| DATA PROVIDED |
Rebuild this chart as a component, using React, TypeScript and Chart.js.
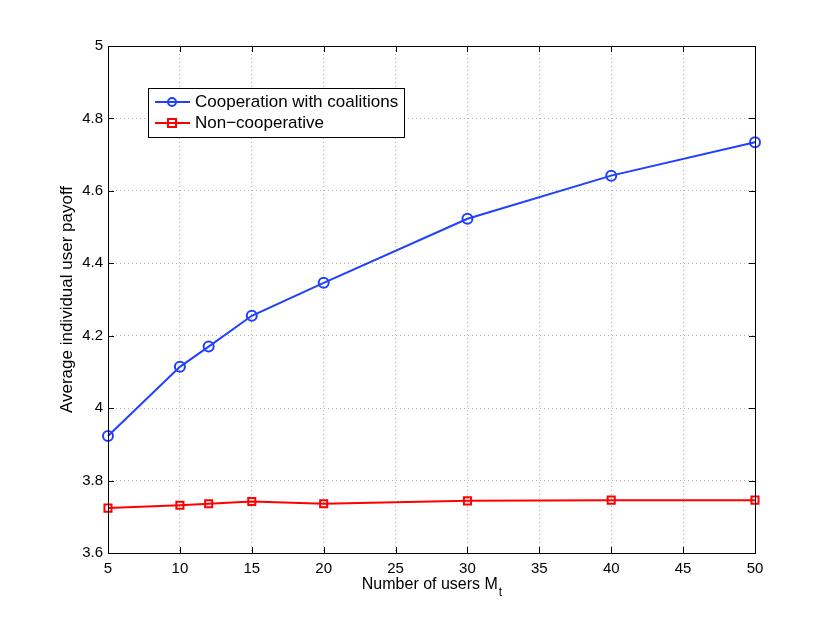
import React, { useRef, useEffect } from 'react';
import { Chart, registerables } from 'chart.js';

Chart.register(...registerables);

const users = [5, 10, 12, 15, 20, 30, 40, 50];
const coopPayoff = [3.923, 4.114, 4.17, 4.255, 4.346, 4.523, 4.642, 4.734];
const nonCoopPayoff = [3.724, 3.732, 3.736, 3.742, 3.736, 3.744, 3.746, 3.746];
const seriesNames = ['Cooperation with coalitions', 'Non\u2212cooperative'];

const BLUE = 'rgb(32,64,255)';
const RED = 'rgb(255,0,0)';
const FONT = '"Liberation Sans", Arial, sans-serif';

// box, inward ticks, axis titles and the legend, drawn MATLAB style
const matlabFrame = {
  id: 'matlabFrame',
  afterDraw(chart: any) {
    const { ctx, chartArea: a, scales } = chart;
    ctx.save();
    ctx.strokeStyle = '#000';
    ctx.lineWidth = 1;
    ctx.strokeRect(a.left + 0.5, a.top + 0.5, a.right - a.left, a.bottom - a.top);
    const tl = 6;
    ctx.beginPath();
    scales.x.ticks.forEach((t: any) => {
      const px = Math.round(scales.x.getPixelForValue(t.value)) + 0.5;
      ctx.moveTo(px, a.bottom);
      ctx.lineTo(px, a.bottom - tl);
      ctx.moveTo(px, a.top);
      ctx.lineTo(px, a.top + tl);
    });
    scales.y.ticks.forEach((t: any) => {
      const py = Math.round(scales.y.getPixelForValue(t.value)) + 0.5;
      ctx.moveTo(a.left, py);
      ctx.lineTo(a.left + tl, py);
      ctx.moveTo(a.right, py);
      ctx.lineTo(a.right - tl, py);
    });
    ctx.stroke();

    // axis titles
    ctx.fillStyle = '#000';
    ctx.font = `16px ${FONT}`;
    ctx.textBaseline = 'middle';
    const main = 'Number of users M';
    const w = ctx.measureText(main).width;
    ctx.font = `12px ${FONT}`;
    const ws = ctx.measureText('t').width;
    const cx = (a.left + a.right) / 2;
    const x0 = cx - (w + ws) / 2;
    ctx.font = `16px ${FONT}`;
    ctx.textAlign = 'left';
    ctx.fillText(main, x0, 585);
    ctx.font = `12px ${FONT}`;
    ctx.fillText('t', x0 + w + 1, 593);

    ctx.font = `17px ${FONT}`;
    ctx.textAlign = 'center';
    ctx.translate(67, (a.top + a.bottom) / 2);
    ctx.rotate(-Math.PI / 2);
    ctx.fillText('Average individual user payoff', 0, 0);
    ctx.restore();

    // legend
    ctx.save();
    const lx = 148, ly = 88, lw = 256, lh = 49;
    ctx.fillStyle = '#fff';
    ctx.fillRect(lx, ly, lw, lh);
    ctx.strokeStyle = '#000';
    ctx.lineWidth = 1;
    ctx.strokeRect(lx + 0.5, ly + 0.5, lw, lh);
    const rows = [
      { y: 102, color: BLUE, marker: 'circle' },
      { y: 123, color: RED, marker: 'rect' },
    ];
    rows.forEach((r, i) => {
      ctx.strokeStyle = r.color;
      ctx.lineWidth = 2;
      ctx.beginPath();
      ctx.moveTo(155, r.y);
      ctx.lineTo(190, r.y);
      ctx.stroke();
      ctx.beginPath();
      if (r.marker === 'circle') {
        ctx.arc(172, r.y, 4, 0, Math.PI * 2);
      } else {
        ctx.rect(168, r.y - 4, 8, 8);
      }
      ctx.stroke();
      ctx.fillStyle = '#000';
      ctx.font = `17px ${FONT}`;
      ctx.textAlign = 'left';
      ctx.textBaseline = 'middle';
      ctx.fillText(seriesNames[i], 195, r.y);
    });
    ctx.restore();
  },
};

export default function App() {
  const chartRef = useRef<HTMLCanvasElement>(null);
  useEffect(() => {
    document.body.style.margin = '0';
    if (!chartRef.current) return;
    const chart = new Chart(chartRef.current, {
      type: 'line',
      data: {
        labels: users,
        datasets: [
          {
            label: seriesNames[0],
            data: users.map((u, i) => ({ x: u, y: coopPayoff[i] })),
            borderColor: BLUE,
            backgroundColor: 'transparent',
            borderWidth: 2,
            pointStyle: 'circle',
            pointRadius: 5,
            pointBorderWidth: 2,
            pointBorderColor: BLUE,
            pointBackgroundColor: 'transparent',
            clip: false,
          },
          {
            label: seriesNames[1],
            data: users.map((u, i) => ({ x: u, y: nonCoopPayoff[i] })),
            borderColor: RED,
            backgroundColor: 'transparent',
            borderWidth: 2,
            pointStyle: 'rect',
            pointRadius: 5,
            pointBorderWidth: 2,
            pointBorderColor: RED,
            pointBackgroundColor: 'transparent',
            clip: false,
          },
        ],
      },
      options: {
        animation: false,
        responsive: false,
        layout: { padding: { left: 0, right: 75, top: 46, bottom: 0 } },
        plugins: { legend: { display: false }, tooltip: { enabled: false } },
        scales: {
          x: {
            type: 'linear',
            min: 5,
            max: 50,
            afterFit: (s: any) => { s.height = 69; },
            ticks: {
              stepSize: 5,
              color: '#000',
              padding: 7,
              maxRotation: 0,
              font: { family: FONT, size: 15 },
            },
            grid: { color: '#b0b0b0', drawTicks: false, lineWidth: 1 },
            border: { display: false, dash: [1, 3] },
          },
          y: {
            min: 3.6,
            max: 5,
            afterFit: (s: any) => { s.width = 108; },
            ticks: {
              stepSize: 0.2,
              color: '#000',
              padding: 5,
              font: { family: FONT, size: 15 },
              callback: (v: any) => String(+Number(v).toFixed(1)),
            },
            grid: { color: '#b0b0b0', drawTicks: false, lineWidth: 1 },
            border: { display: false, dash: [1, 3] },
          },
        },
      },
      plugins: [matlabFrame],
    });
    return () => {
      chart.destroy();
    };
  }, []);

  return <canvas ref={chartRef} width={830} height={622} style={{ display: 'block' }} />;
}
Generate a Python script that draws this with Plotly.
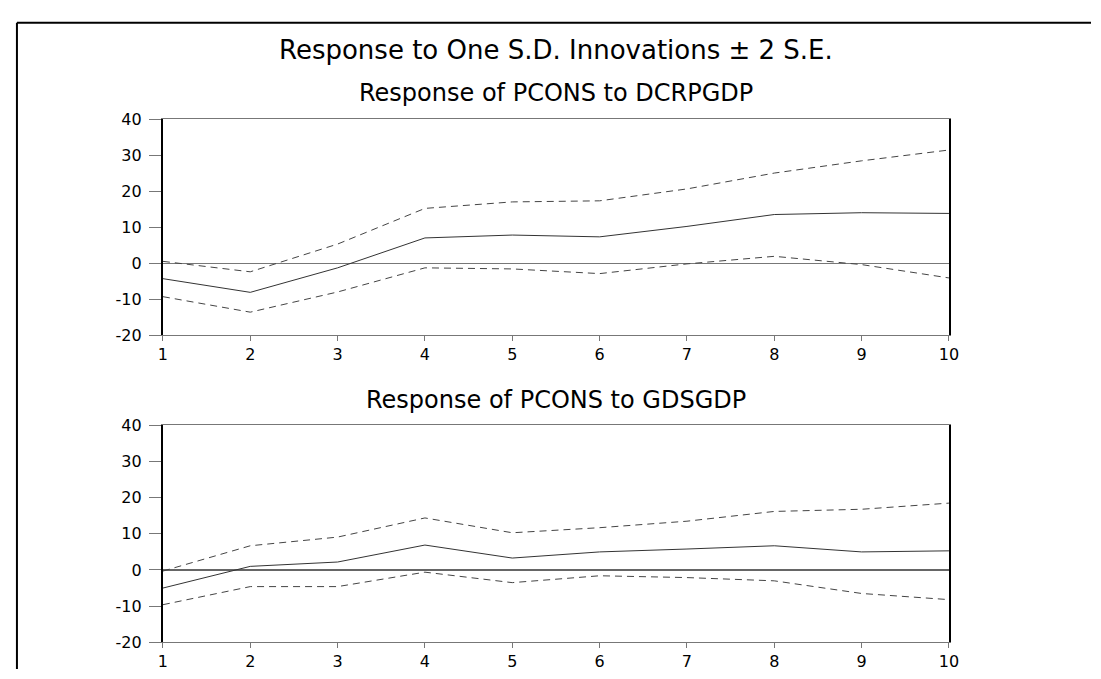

| SHORT TASK |
Restate the data above exactly, stripping out each image.

| RESULT OF THE EXERCISE |
Rebuild this chart as a component, using React, TypeScript and Chart.js.
import React, { useRef, useEffect } from 'react';
import { Chart, registerables } from 'chart.js';

Chart.register(...registerables);

const users = [5, 10, 12, 15, 20, 30, 40, 50];
const coopPayoff = [3.923, 4.114, 4.17, 4.255, 4.346, 4.523, 4.642, 4.734];
const nonCoopPayoff = [3.724, 3.732, 3.736, 3.742, 3.736, 3.744, 3.746, 3.746];
const seriesNames = ['Cooperation with coalitions', 'Non\u2212cooperative'];

const BLUE = 'rgb(32,64,255)';
const RED = 'rgb(255,0,0)';
const FONT = '"Liberation Sans", Arial, sans-serif';

// box, inward ticks, axis titles and the legend, drawn MATLAB style
const matlabFrame = {
  id: 'matlabFrame',
  afterDraw(chart: any) {
    const { ctx, chartArea: a, scales } = chart;
    ctx.save();
    ctx.strokeStyle = '#000';
    ctx.lineWidth = 1;
    ctx.strokeRect(a.left + 0.5, a.top + 0.5, a.right - a.left, a.bottom - a.top);
    const tl = 6;
    ctx.beginPath();
    scales.x.ticks.forEach((t: any) => {
      const px = Math.round(scales.x.getPixelForValue(t.value)) + 0.5;
      ctx.moveTo(px, a.bottom);
      ctx.lineTo(px, a.bottom - tl);
      ctx.moveTo(px, a.top);
      ctx.lineTo(px, a.top + tl);
    });
    scales.y.ticks.forEach((t: any) => {
      const py = Math.round(scales.y.getPixelForValue(t.value)) + 0.5;
      ctx.moveTo(a.left, py);
      ctx.lineTo(a.left + tl, py);
      ctx.moveTo(a.right, py);
      ctx.lineTo(a.right - tl, py);
    });
    ctx.stroke();

    // axis titles
    ctx.fillStyle = '#000';
    ctx.font = `16px ${FONT}`;
    ctx.textBaseline = 'middle';
    const main = 'Number of users M';
    const w = ctx.measureText(main).width;
    ctx.font = `12px ${FONT}`;
    const ws = ctx.measureText('t').width;
    const cx = (a.left + a.right) / 2;
    const x0 = cx - (w + ws) / 2;
    ctx.font = `16px ${FONT}`;
    ctx.textAlign = 'left';
    ctx.fillText(main, x0, 585);
    ctx.font = `12px ${FONT}`;
    ctx.fillText('t', x0 + w + 1, 593);

    ctx.font = `17px ${FONT}`;
    ctx.textAlign = 'center';
    ctx.translate(67, (a.top + a.bottom) / 2);
    ctx.rotate(-Math.PI / 2);
    ctx.fillText('Average individual user payoff', 0, 0);
    ctx.restore();

    // legend
    ctx.save();
    const lx = 148, ly = 88, lw = 256, lh = 49;
    ctx.fillStyle = '#fff';
    ctx.fillRect(lx, ly, lw, lh);
    ctx.strokeStyle = '#000';
    ctx.lineWidth = 1;
    ctx.strokeRect(lx + 0.5, ly + 0.5, lw, lh);
    const rows = [
      { y: 102, color: BLUE, marker: 'circle' },
      { y: 123, color: RED, marker: 'rect' },
    ];
    rows.forEach((r, i) => {
      ctx.strokeStyle = r.color;
      ctx.lineWidth = 2;
      ctx.beginPath();
      ctx.moveTo(155, r.y);
      ctx.lineTo(190, r.y);
      ctx.stroke();
      ctx.beginPath();
      if (r.marker === 'circle') {
        ctx.arc(172, r.y, 4, 0, Math.PI * 2);
      } else {
        ctx.rect(168, r.y - 4, 8, 8);
      }
      ctx.stroke();
      ctx.fillStyle = '#000';
      ctx.font = `17px ${FONT}`;
      ctx.textAlign = 'left';
      ctx.textBaseline = 'middle';
      ctx.fillText(seriesNames[i], 195, r.y);
    });
    ctx.restore();
  },
};

export default function App() {
  const chartRef = useRef<HTMLCanvasElement>(null);
  useEffect(() => {
    document.body.style.margin = '0';
    if (!chartRef.current) return;
    const chart = new Chart(chartRef.current, {
      type: 'line',
      data: {
        labels: users,
        datasets: [
          {
            label: seriesNames[0],
            data: users.map((u, i) => ({ x: u, y: coopPayoff[i] })),
            borderColor: BLUE,
            backgroundColor: 'transparent',
            borderWidth: 2,
            pointStyle: 'circle',
            pointRadius: 5,
            pointBorderWidth: 2,
            pointBorderColor: BLUE,
            pointBackgroundColor: 'transparent',
            clip: false,
          },
          {
            label: seriesNames[1],
            data: users.map((u, i) => ({ x: u, y: nonCoopPayoff[i] })),
            borderColor: RED,
            backgroundColor: 'transparent',
            borderWidth: 2,
            pointStyle: 'rect',
            pointRadius: 5,
            pointBorderWidth: 2,
            pointBorderColor: RED,
            pointBackgroundColor: 'transparent',
            clip: false,
          },
        ],
      },
      options: {
        animation: false,
        responsive: false,
        layout: { padding: { left: 0, right: 75, top: 46, bottom: 0 } },
        plugins: { legend: { display: false }, tooltip: { enabled: false } },
        scales: {
          x: {
            type: 'linear',
            min: 5,
            max: 50,
            afterFit: (s: any) => { s.height = 69; },
            ticks: {
              stepSize: 5,
              color: '#000',
              padding: 7,
              maxRotation: 0,
              font: { family: FONT, size: 15 },
            },
            grid: { color: '#b0b0b0', drawTicks: false, lineWidth: 1 },
            border: { display: false, dash: [1, 3] },
          },
          y: {
            min: 3.6,
            max: 5,
            afterFit: (s: any) => { s.width = 108; },
            ticks: {
              stepSize: 0.2,
              color: '#000',
              padding: 5,
              font: { family: FONT, size: 15 },
              callback: (v: any) => String(+Number(v).toFixed(1)),
            },
            grid: { color: '#b0b0b0', drawTicks: false, lineWidth: 1 },
            border: { display: false, dash: [1, 3] },
          },
        },
      },
      plugins: [matlabFrame],
    });
    return () => {
      chart.destroy();
    };
  }, []);

  return <canvas ref={chartRef} width={830} height={622} style={{ display: 'block' }} />;
}
Generate a Python script that draws this with Plotly.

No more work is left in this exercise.